Days and Birthdays


Last week I turned a year older. As is the custom, love and blessings from family and friends poured in via calls and messages, prompting me to repeatedly charge my phone. Unsurprisingly, everybody wanted to know how I was celebrating my birthday, and what gifts I have received.


While outwardly I gave a perfunctory, generic answer to that question, inwardly I was ruminating- I hadn't celebrated my birthday in a long time with the traditional cake, presents and parties. With each added year, I felt my priorities and expectations from such celebrations change.

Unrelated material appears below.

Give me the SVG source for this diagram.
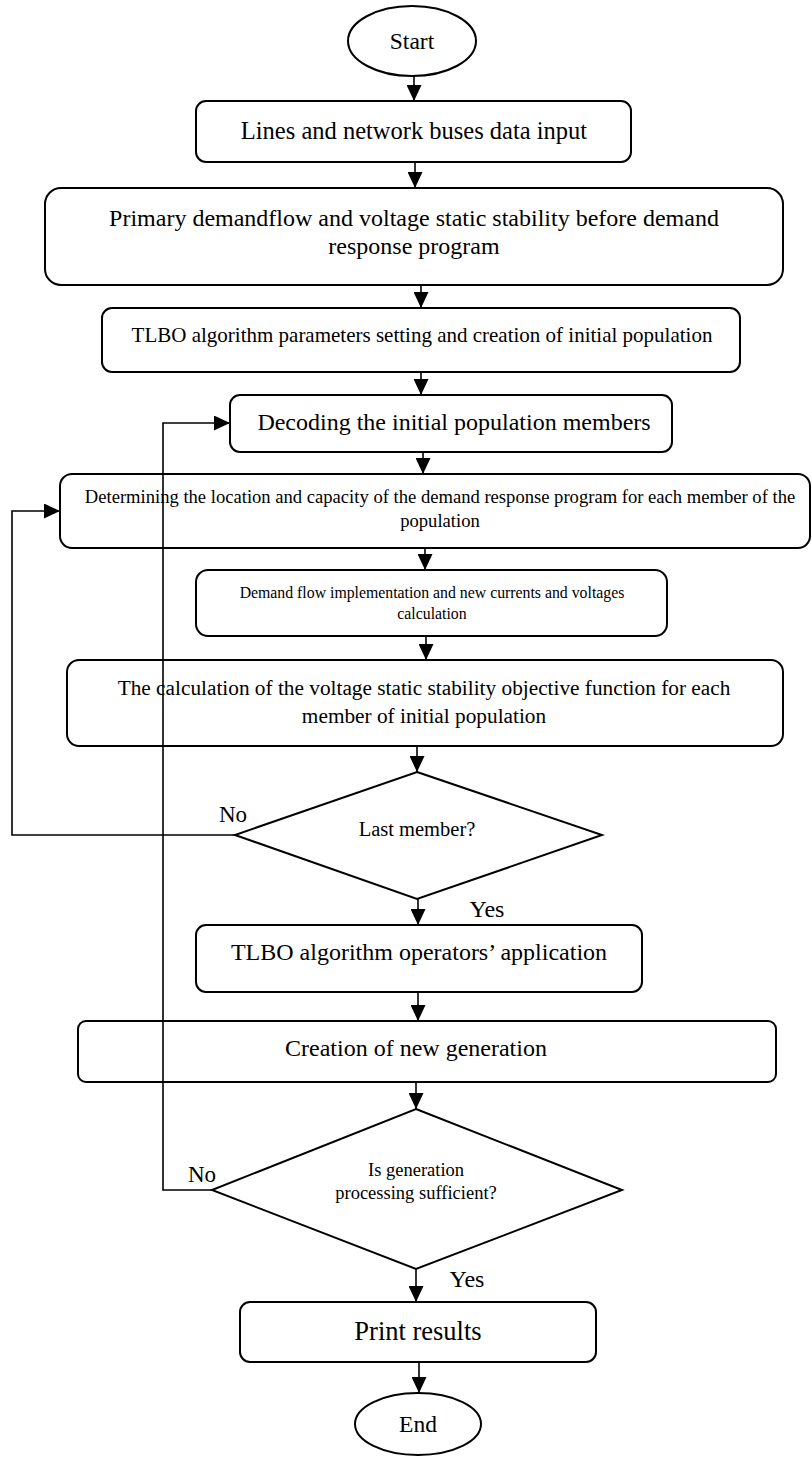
<svg xmlns="http://www.w3.org/2000/svg" width="812" height="1458" viewBox="0 0 812 1458">
<defs>
<marker id="ah" markerUnits="userSpaceOnUse" markerWidth="16" markerHeight="15" refX="16" refY="7.5" orient="auto">
<path d="M0,0 L16,7.5 L0,15 z" fill="#000"/>
</marker>
<style>
.n{fill:#fff;stroke:#000;stroke-width:2}
.t{font-family:"Liberation Serif","Times New Roman",serif;fill:#000;text-anchor:middle}
.c{fill:none;stroke:#000;stroke-width:1.6;marker-end:url(#ah)}
</style>
</defs>
<rect width="812" height="1458" fill="#fff"/>
<g id="start">
<ellipse class="n" cx="412" cy="41" rx="64" ry="35"/>
<text class="t" x="412" y="49" font-size="23.5">Start</text>
</g>
<g id="input">
<rect class="n" x="196" y="101" width="435" height="61" rx="10"/>
<text class="t" x="414" y="139" font-size="24.5">Lines and network buses data input</text>
</g>
<g id="primary">
<rect class="n" x="45" y="188" width="738" height="97" rx="16"/>
<text class="t" x="414" y="226" font-size="24">Primary demandflow and voltage static stability before demand</text>
<text class="t" x="414" y="254" font-size="24">response program</text>
</g>
<g id="tlbo-setting">
<rect class="n" x="102" y="308" width="638" height="64" rx="10"/>
<text class="t" x="422" y="342" font-size="21">TLBO algorithm parameters setting and creation of initial population</text>
</g>
<g id="decoding">
<rect class="n" x="230" y="395" width="442" height="57" rx="10"/>
<text class="t" x="454" y="430" font-size="24">Decoding the initial population members</text>
</g>
<g id="determining">
<rect class="n" x="60" y="474" width="750" height="74" rx="12"/>
<text class="t" x="440" y="503" font-size="18.6">Determining the location and capacity of the demand response program for each member of the</text>
<text class="t" x="440" y="527" font-size="18.6">population</text>
</g>
<g id="demandflow">
<rect class="n" x="196" y="570" width="471" height="66" rx="12"/>
<text class="t" x="432" y="598" font-size="15.8">Demand flow implementation and new currents and voltages</text>
<text class="t" x="432" y="619" font-size="15.8">calculation</text>
</g>
<g id="objective">
<rect class="n" x="67" y="660" width="716" height="86" rx="12"/>
<text class="t" x="424" y="695" font-size="21.3">The calculation of the voltage static stability objective function for each</text>
<text class="t" x="424" y="723" font-size="21.3">member of initial population</text>
</g>
<g id="last-member">
<polygon class="n" points="417,772 602,835 417,899 235,835"/>
<text class="t" x="417" y="836" font-size="20.5">Last member?</text>
</g>
<g id="operators">
<rect class="n" x="196" y="925" width="446" height="67" rx="10"/>
<text class="t" x="419" y="960" font-size="24">TLBO algorithm operators’ application</text>
</g>
<g id="new-generation">
<rect class="n" x="78" y="1021" width="698" height="61" rx="8"/>
<text class="t" x="416" y="1056" font-size="24">Creation of new generation</text>
</g>
<g id="sufficient">
<polygon class="n" points="416,1109 622,1190 416,1269 212,1190"/>
<text class="t" x="416" y="1176" font-size="18.5">Is generation</text>
<text class="t" x="416" y="1199" font-size="18.5">processing sufficient?</text>
</g>
<g id="print">
<rect class="n" x="240" y="1302" width="356" height="60" rx="10"/>
<text class="t" x="418" y="1340" font-size="26.5">Print results</text>
</g>
<g id="end">
<ellipse class="n" cx="418" cy="1424" rx="63" ry="31"/>
<text class="t" x="418" y="1432" font-size="23.5">End</text>
</g>
<g id="connectors">
<line class="c" x1="414" y1="76" x2="414" y2="101"/>
<line class="c" x1="415" y1="162" x2="415" y2="188"/>
<line class="c" x1="421" y1="285" x2="421" y2="308"/>
<line class="c" x1="421" y1="372" x2="421" y2="395"/>
<line class="c" x1="423" y1="452" x2="423" y2="474"/>
<line class="c" x1="425" y1="548" x2="425" y2="570"/>
<line class="c" x1="426" y1="636" x2="426" y2="660"/>
<line class="c" x1="417" y1="746" x2="417" y2="772"/>
<line class="c" x1="418" y1="899" x2="418" y2="925"/>
<line class="c" x1="418" y1="992" x2="418" y2="1021"/>
<line class="c" x1="416" y1="1082" x2="416" y2="1109"/>
<line class="c" x1="416" y1="1269" x2="416" y2="1302"/>
<line class="c" x1="419" y1="1362" x2="419" y2="1393"/>
<polyline class="c" points="235,835 12,835 12,511 60,511"/>
<polyline class="c" points="212,1190 163,1190 163,423 230,423"/>
<text class="t" x="233" y="822" font-size="23">No</text>
<text class="t" x="487" y="917" font-size="24">Yes</text>
<text class="t" x="202" y="1182" font-size="23">No</text>
<text class="t" x="467" y="1287" font-size="24">Yes</text>
</g>
</svg>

My birthdays have evolved over the years. They initially began with parties and cakes, the former getting smaller and the latter getting less fancier, year after year until one year both completely stopped. Instead, my mother's specially curated birthday menu kicked in, which involved her slogging away in the kitchen cooking my favourites - bread pizza, shahi paneer, parantha and gulab jamun. I don't remember the cakes I cut, but I do remember the taste of Mom's bread pizza. Till date I haven't been able to successfully reproduce it.

My initial birthdays were incomplete without gifts. Every year my parents would present me with a book amongst other thoughtful, personalized gifts. As a working professional living away from home, I ensured to give myself a gift every year. The first year, I gifted myself a Kindle, the next year a mobile phone and so on, till about four years ago, when I noticed that the gifts were doing nothing to me or my experience of birthdays.


While certain elements of my birthday changed over the years, the basic ones didn't. I still wear new clothes, take blessings from elders and thank the Almighty for another year of life on my birthday.




Another factor that has remained constant despite the birthday evolution is that of freedom. Sample this -from grades 6 to grade 12, I never studied either maths or science (my least favourite subjects)  on my birthday (the results showed in my marks, but that story is for another day and another audience). Instead I would re-read all my favourite poems in my English course book and the new gifted birthday book, with full abandon. My parents wouldn’t stop me as I had the full freedom to do what I wanted, this one day.


When I look back at my previous birthdays, that feeling is what I remember and cherish the most.
I didn’t remember any particular gift which was presented to me on my birthday, or the type of cake, or who wished me or didn’t. All I remember is being liberated, grateful and unperturbed,'

So this birthday, while I took a break from my walk along the beach to look at the tumultuous sea, I mentally revisited my life in the past decade. I realised that I had spent a major part of it doused in self-obsession, self-pity, self-grudge, worry, tears and pain. Realising that I had chosen to hold on to pain and pessimism instead of liberation and detachment, I made birthday resolutions of sorts, to worry, pity and obsess less, to forgive myself and to laugh more. I resolved to learn a new language, to be assertive and most importantly, to be proud of who I am, scars and all. I resolved to be free of my own thoughts that chain me. I resolved to strive and be a better me.

And that, is the gift I give myself this year.


P.S: Thank you all who wished me this year. Your wishes of happiness and luck were very effective!